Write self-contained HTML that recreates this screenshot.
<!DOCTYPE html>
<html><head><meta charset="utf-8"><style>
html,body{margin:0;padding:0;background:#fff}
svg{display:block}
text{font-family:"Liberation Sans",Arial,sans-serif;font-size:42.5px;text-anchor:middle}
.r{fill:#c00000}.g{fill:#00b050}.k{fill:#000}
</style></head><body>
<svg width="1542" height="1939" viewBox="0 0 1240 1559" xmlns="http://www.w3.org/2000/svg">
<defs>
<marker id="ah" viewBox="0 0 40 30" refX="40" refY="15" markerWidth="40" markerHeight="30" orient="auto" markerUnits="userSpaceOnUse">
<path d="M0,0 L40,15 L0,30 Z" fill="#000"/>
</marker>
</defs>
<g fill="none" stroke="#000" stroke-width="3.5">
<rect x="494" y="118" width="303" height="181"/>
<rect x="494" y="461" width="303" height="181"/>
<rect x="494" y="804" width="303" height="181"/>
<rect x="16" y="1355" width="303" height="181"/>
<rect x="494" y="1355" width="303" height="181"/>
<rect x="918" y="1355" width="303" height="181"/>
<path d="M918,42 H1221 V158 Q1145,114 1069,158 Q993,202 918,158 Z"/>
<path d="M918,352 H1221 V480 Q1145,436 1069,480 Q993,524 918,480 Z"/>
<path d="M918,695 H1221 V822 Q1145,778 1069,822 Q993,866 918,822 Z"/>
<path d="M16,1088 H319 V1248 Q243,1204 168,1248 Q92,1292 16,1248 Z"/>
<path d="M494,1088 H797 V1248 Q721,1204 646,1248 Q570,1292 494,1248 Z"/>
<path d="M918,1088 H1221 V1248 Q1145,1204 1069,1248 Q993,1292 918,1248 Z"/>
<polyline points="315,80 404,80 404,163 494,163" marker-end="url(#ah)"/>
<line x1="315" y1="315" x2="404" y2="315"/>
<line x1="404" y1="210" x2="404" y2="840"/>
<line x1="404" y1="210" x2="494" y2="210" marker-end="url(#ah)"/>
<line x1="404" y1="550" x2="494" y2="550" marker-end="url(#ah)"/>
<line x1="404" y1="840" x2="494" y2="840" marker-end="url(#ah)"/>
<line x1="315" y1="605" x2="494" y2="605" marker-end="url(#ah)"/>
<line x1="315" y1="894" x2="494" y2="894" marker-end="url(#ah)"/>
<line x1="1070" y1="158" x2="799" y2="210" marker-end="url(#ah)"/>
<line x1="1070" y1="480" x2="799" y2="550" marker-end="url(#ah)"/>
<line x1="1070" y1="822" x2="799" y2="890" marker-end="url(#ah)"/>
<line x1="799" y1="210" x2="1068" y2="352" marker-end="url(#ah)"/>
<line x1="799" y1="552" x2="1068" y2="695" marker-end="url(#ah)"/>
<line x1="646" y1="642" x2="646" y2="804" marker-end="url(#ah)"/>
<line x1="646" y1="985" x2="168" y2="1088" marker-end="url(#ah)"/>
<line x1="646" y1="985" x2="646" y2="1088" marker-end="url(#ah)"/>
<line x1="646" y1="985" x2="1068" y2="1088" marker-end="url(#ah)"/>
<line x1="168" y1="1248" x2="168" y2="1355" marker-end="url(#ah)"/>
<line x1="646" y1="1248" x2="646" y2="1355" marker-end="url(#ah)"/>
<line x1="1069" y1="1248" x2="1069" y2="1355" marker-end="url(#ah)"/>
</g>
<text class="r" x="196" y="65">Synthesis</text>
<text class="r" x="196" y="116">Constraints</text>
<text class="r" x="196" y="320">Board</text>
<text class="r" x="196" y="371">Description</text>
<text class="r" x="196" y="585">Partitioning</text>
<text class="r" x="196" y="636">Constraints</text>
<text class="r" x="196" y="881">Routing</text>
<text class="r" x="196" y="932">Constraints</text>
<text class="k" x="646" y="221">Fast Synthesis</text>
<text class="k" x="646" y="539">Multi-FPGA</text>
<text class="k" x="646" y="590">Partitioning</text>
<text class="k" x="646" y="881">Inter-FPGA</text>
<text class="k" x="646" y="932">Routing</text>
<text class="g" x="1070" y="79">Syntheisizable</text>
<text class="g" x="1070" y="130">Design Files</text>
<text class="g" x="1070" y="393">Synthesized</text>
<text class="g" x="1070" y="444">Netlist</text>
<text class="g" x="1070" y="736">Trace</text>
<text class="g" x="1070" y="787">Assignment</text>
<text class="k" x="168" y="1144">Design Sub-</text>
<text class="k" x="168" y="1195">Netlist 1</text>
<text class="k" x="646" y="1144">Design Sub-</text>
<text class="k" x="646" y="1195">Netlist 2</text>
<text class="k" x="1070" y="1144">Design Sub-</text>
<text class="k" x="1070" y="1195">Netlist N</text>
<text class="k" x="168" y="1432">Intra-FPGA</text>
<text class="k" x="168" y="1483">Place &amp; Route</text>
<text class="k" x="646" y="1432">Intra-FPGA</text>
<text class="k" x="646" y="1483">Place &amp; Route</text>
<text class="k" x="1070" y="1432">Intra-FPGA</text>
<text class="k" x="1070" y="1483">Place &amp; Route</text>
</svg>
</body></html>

Exercise aim
Copy out the full material exactly as it appears.

Task solution
Write self-contained HTML that recreates this screenshot.
<!DOCTYPE html>
<html><head><meta charset="utf-8"><style>
html,body{margin:0;padding:0;background:#fff}
svg{display:block}
text{font-family:"Liberation Sans",Arial,sans-serif;font-size:42.5px;text-anchor:middle}
.r{fill:#c00000}.g{fill:#00b050}.k{fill:#000}
</style></head><body>
<svg width="1542" height="1939" viewBox="0 0 1240 1559" xmlns="http://www.w3.org/2000/svg">
<defs>
<marker id="ah" viewBox="0 0 40 30" refX="40" refY="15" markerWidth="40" markerHeight="30" orient="auto" markerUnits="userSpaceOnUse">
<path d="M0,0 L40,15 L0,30 Z" fill="#000"/>
</marker>
</defs>
<g fill="none" stroke="#000" stroke-width="3.5">
<rect x="494" y="118" width="303" height="181"/>
<rect x="494" y="461" width="303" height="181"/>
<rect x="494" y="804" width="303" height="181"/>
<rect x="16" y="1355" width="303" height="181"/>
<rect x="494" y="1355" width="303" height="181"/>
<rect x="918" y="1355" width="303" height="181"/>
<path d="M918,42 H1221 V158 Q1145,114 1069,158 Q993,202 918,158 Z"/>
<path d="M918,352 H1221 V480 Q1145,436 1069,480 Q993,524 918,480 Z"/>
<path d="M918,695 H1221 V822 Q1145,778 1069,822 Q993,866 918,822 Z"/>
<path d="M16,1088 H319 V1248 Q243,1204 168,1248 Q92,1292 16,1248 Z"/>
<path d="M494,1088 H797 V1248 Q721,1204 646,1248 Q570,1292 494,1248 Z"/>
<path d="M918,1088 H1221 V1248 Q1145,1204 1069,1248 Q993,1292 918,1248 Z"/>
<polyline points="315,80 404,80 404,163 494,163" marker-end="url(#ah)"/>
<line x1="315" y1="315" x2="404" y2="315"/>
<line x1="404" y1="210" x2="404" y2="840"/>
<line x1="404" y1="210" x2="494" y2="210" marker-end="url(#ah)"/>
<line x1="404" y1="550" x2="494" y2="550" marker-end="url(#ah)"/>
<line x1="404" y1="840" x2="494" y2="840" marker-end="url(#ah)"/>
<line x1="315" y1="605" x2="494" y2="605" marker-end="url(#ah)"/>
<line x1="315" y1="894" x2="494" y2="894" marker-end="url(#ah)"/>
<line x1="1070" y1="158" x2="799" y2="210" marker-end="url(#ah)"/>
<line x1="1070" y1="480" x2="799" y2="550" marker-end="url(#ah)"/>
<line x1="1070" y1="822" x2="799" y2="890" marker-end="url(#ah)"/>
<line x1="799" y1="210" x2="1068" y2="352" marker-end="url(#ah)"/>
<line x1="799" y1="552" x2="1068" y2="695" marker-end="url(#ah)"/>
<line x1="646" y1="642" x2="646" y2="804" marker-end="url(#ah)"/>
<line x1="646" y1="985" x2="168" y2="1088" marker-end="url(#ah)"/>
<line x1="646" y1="985" x2="646" y2="1088" marker-end="url(#ah)"/>
<line x1="646" y1="985" x2="1068" y2="1088" marker-end="url(#ah)"/>
<line x1="168" y1="1248" x2="168" y2="1355" marker-end="url(#ah)"/>
<line x1="646" y1="1248" x2="646" y2="1355" marker-end="url(#ah)"/>
<line x1="1069" y1="1248" x2="1069" y2="1355" marker-end="url(#ah)"/>
</g>
<text class="r" x="196" y="65">Synthesis</text>
<text class="r" x="196" y="116">Constraints</text>
<text class="r" x="196" y="320">Board</text>
<text class="r" x="196" y="371">Description</text>
<text class="r" x="196" y="585">Partitioning</text>
<text class="r" x="196" y="636">Constraints</text>
<text class="r" x="196" y="881">Routing</text>
<text class="r" x="196" y="932">Constraints</text>
<text class="k" x="646" y="221">Fast Synthesis</text>
<text class="k" x="646" y="539">Multi-FPGA</text>
<text class="k" x="646" y="590">Partitioning</text>
<text class="k" x="646" y="881">Inter-FPGA</text>
<text class="k" x="646" y="932">Routing</text>
<text class="g" x="1070" y="79">Syntheisizable</text>
<text class="g" x="1070" y="130">Design Files</text>
<text class="g" x="1070" y="393">Synthesized</text>
<text class="g" x="1070" y="444">Netlist</text>
<text class="g" x="1070" y="736">Trace</text>
<text class="g" x="1070" y="787">Assignment</text>
<text class="k" x="168" y="1144">Design Sub-</text>
<text class="k" x="168" y="1195">Netlist 1</text>
<text class="k" x="646" y="1144">Design Sub-</text>
<text class="k" x="646" y="1195">Netlist 2</text>
<text class="k" x="1070" y="1144">Design Sub-</text>
<text class="k" x="1070" y="1195">Netlist N</text>
<text class="k" x="168" y="1432">Intra-FPGA</text>
<text class="k" x="168" y="1483">Place &amp; Route</text>
<text class="k" x="646" y="1432">Intra-FPGA</text>
<text class="k" x="646" y="1483">Place &amp; Route</text>
<text class="k" x="1070" y="1432">Intra-FPGA</text>
<text class="k" x="1070" y="1483">Place &amp; Route</text>
</svg>
</body></html>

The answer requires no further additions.